» **Information provided**

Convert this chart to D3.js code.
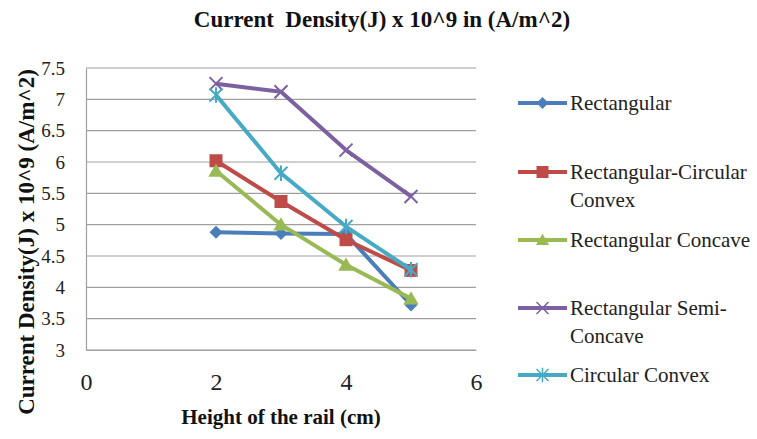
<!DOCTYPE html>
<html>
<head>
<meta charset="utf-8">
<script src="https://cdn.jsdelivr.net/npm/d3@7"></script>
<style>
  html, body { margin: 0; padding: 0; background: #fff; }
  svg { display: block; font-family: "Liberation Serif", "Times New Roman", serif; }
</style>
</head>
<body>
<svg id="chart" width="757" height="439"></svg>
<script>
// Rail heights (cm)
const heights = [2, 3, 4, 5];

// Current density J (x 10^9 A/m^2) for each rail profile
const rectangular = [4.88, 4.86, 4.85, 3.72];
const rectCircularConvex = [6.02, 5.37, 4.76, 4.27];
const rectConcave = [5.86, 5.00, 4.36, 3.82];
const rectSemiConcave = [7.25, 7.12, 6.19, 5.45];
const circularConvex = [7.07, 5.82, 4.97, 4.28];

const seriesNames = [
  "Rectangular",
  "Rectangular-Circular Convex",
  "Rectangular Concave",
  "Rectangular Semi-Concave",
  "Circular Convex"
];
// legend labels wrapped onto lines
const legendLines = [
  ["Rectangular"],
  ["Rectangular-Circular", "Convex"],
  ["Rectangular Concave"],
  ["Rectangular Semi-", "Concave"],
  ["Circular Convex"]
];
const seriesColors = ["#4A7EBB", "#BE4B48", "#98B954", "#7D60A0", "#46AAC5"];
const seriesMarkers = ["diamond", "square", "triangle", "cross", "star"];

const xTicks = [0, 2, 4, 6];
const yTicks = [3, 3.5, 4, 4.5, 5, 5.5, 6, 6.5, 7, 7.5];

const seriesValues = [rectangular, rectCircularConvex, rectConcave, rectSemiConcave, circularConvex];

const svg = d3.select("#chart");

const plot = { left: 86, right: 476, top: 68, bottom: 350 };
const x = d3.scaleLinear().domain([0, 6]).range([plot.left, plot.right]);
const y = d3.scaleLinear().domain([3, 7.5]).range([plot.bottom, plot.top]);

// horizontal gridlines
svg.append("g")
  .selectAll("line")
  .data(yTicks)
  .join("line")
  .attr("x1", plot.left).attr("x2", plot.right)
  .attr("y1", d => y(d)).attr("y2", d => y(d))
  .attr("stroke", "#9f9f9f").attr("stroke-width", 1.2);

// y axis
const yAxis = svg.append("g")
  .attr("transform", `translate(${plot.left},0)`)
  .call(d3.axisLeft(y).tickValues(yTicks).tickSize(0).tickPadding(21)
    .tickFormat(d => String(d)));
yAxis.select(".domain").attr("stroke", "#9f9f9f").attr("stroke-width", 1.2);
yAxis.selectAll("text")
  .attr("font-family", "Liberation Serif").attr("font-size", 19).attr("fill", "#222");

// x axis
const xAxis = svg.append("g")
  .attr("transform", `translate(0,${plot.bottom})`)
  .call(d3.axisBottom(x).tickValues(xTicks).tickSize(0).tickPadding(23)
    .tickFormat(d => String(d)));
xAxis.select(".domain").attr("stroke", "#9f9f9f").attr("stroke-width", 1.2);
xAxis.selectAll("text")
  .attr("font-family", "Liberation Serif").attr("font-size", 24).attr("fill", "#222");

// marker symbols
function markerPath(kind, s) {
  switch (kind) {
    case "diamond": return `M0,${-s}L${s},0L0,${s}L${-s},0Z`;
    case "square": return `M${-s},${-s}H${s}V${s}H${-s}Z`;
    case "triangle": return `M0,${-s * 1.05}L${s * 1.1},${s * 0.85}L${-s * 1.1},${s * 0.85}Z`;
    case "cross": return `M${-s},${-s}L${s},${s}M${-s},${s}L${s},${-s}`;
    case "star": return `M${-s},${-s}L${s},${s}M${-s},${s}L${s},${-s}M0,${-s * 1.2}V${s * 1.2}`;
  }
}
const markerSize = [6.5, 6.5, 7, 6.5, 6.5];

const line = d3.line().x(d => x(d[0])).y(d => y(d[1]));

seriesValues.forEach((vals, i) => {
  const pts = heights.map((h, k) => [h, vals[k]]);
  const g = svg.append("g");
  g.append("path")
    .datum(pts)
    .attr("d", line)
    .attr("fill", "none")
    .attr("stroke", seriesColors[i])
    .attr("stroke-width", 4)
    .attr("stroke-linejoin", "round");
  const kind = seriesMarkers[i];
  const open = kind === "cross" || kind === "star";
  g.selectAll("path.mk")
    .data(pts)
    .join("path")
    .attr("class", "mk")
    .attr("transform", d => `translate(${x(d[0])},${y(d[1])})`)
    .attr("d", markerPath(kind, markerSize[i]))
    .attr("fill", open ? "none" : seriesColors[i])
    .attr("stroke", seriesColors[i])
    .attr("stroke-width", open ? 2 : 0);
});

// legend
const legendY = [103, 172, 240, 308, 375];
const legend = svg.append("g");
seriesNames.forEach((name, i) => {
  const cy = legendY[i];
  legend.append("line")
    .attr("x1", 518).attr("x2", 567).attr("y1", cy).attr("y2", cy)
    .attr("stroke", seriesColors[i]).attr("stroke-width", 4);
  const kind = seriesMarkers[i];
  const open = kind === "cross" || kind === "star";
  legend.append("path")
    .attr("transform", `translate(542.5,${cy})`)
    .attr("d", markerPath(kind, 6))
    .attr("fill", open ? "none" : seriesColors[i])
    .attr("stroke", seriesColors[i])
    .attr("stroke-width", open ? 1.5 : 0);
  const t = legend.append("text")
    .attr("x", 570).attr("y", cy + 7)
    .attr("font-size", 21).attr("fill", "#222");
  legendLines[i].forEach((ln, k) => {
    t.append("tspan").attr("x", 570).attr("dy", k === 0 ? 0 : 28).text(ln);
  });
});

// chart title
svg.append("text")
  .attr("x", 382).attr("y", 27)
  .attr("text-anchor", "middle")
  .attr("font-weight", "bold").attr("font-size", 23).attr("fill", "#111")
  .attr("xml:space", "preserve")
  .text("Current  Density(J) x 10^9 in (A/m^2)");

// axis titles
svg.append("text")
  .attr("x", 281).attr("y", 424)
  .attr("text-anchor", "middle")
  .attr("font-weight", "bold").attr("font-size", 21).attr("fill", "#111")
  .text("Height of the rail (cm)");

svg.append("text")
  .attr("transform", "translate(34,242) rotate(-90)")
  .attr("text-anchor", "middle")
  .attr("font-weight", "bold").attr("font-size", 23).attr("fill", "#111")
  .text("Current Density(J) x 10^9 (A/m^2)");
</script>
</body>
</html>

» **Your objective**
Locate all lines in the listing above with the word "chart" and copy them.

» **Response below**
Convert this chart to D3.js code.
<svg id="chart" width="757" height="439"></svg>
const svg = d3.select("#chart");
// chart title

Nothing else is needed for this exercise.